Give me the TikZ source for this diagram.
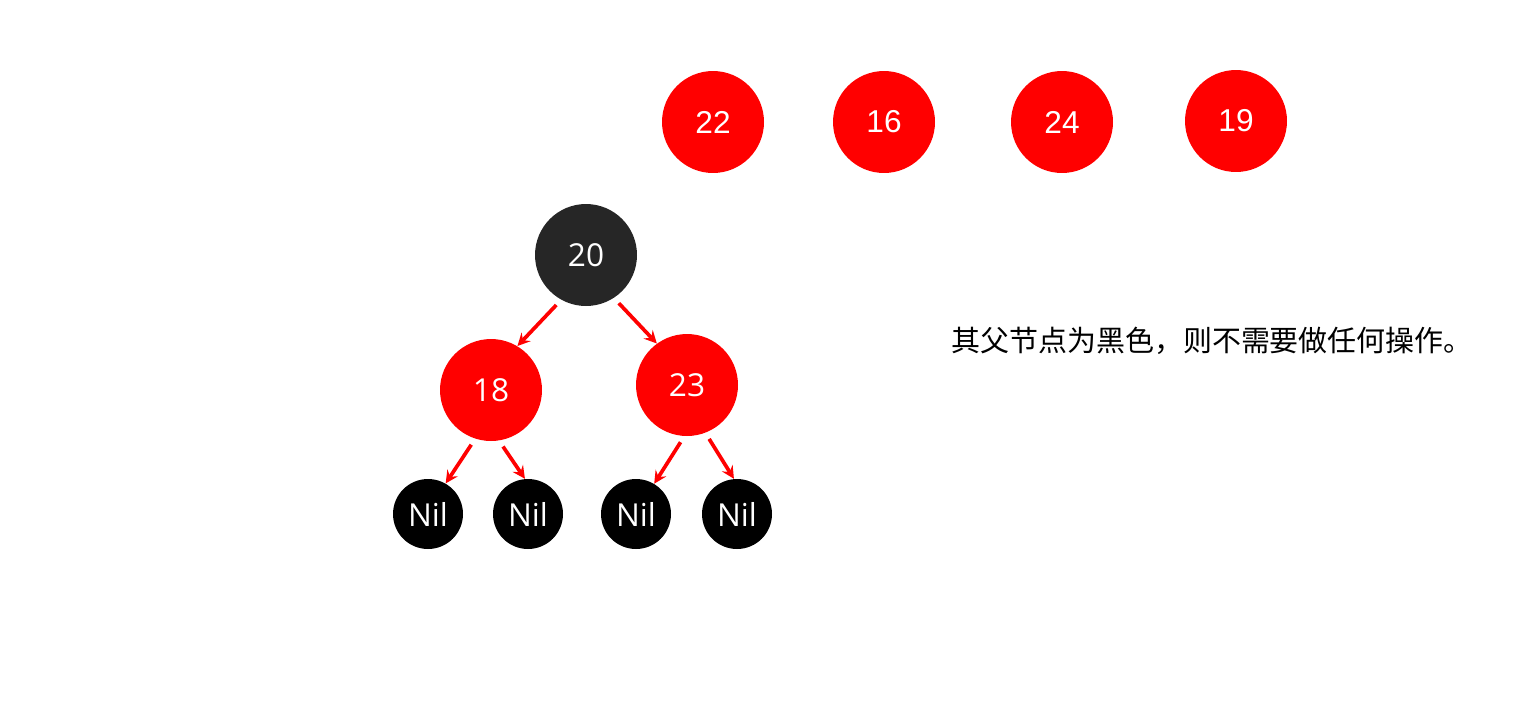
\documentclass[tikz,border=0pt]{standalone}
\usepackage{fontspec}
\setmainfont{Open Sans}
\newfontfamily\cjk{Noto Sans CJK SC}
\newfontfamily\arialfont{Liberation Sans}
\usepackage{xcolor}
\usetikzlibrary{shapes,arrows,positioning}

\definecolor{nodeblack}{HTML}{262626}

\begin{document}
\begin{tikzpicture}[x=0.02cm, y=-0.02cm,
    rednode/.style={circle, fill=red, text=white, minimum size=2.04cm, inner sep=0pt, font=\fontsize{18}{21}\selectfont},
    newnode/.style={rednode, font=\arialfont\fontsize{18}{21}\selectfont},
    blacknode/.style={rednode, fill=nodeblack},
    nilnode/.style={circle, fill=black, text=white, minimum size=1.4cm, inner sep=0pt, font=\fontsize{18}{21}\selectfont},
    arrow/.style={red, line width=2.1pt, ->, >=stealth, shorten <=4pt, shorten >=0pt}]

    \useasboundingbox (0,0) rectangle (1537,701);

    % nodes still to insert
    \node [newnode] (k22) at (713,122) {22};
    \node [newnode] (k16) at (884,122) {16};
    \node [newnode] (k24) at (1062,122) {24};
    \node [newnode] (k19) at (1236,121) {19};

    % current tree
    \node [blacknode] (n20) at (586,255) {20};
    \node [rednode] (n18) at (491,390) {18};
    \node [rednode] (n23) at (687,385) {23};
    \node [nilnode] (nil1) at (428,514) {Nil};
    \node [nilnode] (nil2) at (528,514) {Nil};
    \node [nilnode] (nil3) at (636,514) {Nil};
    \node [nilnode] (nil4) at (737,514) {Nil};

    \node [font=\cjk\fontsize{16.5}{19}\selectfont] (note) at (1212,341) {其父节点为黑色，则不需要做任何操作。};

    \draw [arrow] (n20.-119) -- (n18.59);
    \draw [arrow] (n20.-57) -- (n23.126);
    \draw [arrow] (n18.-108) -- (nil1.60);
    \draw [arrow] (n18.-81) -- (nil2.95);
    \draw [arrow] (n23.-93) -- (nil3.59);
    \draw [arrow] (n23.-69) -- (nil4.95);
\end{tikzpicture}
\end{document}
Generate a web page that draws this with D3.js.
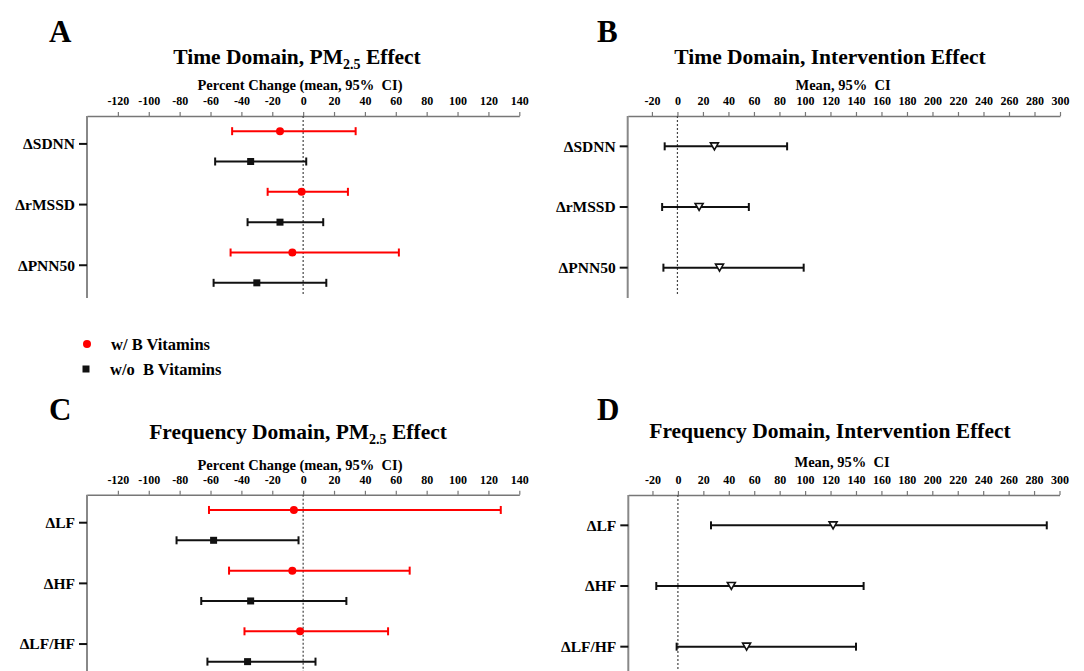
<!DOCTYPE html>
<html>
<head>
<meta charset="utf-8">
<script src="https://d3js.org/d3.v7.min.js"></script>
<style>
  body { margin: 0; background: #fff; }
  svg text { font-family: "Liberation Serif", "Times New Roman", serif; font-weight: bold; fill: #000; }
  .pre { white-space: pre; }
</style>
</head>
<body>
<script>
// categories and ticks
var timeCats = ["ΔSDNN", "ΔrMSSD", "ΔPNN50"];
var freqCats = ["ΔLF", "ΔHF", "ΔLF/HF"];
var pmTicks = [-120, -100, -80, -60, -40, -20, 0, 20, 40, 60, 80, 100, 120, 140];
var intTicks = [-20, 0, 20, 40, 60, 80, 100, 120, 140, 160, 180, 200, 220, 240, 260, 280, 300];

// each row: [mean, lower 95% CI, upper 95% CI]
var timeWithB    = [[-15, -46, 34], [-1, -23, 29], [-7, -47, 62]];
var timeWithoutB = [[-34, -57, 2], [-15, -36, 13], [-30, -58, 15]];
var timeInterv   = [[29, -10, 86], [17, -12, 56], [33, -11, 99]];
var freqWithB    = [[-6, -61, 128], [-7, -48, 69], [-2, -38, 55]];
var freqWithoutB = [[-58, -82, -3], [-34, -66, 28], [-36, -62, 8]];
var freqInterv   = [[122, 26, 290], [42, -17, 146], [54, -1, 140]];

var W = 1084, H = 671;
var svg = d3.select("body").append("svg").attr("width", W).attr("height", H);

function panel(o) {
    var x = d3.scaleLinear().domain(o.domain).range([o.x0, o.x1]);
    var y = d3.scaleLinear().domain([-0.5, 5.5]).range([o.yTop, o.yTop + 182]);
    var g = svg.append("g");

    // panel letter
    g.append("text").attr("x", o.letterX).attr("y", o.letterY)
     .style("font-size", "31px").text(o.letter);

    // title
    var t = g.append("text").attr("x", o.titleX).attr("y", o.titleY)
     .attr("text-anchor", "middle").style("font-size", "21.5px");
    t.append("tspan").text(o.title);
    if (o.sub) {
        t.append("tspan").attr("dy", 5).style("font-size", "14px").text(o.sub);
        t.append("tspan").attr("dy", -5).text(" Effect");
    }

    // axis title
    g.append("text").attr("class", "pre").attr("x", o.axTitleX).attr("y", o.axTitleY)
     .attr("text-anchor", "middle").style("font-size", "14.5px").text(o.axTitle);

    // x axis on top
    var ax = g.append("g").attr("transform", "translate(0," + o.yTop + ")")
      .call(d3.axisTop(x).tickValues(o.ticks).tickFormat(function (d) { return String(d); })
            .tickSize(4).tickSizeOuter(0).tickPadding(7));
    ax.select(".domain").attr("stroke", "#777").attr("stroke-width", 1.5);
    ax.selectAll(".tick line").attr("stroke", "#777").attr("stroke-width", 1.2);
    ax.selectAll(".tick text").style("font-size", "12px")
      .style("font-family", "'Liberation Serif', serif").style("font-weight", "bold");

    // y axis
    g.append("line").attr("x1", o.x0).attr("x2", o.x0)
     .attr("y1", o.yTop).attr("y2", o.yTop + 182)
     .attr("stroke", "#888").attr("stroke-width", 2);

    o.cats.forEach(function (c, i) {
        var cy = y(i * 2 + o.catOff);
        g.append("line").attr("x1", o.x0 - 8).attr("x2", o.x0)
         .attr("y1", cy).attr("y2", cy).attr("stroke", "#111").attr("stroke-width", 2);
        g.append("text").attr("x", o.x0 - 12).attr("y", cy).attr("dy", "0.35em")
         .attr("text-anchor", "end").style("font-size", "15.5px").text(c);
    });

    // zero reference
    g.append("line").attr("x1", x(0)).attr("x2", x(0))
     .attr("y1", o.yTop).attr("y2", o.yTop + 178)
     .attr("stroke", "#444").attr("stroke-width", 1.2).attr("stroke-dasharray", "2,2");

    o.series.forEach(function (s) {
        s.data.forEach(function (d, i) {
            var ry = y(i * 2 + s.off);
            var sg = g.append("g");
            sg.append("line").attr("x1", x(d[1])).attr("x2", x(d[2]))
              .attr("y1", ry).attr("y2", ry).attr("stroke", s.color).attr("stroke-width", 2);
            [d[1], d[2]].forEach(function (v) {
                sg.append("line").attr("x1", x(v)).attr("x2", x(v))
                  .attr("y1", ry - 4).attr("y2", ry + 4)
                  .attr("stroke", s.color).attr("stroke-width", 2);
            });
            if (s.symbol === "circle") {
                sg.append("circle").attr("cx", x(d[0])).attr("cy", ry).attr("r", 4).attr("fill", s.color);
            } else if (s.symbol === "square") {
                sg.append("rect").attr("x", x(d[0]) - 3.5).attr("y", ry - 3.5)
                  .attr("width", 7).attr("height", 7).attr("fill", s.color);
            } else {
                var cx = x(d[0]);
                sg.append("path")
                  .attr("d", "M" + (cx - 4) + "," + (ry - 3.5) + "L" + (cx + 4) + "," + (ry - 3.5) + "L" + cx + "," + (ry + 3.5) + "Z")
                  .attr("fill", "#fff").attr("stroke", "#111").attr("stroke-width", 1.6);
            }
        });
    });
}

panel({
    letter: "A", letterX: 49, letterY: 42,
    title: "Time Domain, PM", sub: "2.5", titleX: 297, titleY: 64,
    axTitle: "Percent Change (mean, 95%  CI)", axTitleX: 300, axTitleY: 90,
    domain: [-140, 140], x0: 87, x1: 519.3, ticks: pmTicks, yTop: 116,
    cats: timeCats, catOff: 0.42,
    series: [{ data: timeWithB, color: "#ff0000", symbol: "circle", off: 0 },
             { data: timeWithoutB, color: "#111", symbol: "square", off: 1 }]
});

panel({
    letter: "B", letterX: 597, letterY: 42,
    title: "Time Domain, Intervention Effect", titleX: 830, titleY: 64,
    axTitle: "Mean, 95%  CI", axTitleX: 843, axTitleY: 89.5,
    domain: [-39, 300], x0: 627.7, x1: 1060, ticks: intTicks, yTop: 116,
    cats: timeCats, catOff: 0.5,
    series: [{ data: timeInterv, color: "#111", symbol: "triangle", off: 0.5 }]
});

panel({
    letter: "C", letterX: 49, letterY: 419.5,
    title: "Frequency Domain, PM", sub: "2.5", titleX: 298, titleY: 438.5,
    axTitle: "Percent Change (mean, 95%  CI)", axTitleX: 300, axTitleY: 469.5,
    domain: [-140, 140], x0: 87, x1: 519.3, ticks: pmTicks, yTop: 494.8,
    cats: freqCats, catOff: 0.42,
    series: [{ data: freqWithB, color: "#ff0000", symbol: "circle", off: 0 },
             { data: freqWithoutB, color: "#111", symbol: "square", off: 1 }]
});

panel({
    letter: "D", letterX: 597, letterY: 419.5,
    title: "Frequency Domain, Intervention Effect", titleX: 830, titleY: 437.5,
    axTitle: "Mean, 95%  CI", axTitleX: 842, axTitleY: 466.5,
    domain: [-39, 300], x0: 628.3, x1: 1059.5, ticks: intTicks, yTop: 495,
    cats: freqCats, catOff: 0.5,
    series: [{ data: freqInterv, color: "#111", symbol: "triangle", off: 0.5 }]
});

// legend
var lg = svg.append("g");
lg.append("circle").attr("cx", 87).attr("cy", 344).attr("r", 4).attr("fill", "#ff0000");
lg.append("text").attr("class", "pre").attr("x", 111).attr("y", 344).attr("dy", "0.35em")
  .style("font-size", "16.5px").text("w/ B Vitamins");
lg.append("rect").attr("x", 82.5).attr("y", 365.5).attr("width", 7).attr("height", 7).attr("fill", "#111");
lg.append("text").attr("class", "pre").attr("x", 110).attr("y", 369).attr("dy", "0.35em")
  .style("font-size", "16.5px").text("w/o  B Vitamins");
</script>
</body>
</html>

- - - -

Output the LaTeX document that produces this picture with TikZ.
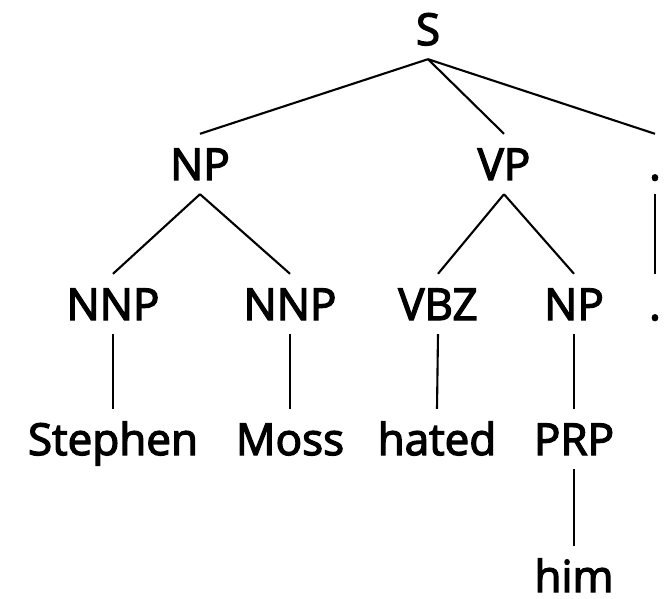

- - - -

Challenge: Do not copy any pictures. Retype exactly the stretch from the line with "Generate a web" through the line with "260, 280, 300];".

Exercise answer:
Generate a web page that draws this with D3.js.
<!DOCTYPE html>
<html>
<head>
<meta charset="utf-8">
<script src="https://d3js.org/d3.v7.min.js"></script>
<style>
  body { margin: 0; background: #fff; }
  svg text { font-family: "Liberation Serif", "Times New Roman", serif; font-weight: bold; fill: #000; }
  .pre { white-space: pre; }
</style>
</head>
<body>
<script>
// categories and ticks
var timeCats = ["ΔSDNN", "ΔrMSSD", "ΔPNN50"];
var freqCats = ["ΔLF", "ΔHF", "ΔLF/HF"];
var pmTicks = [-120, -100, -80, -60, -40, -20, 0, 20, 40, 60, 80, 100, 120, 140];
var intTicks = [-20, 0, 20, 40, 60, 80, 100, 120, 140, 160, 180, 200, 220, 240, 260, 280, 300];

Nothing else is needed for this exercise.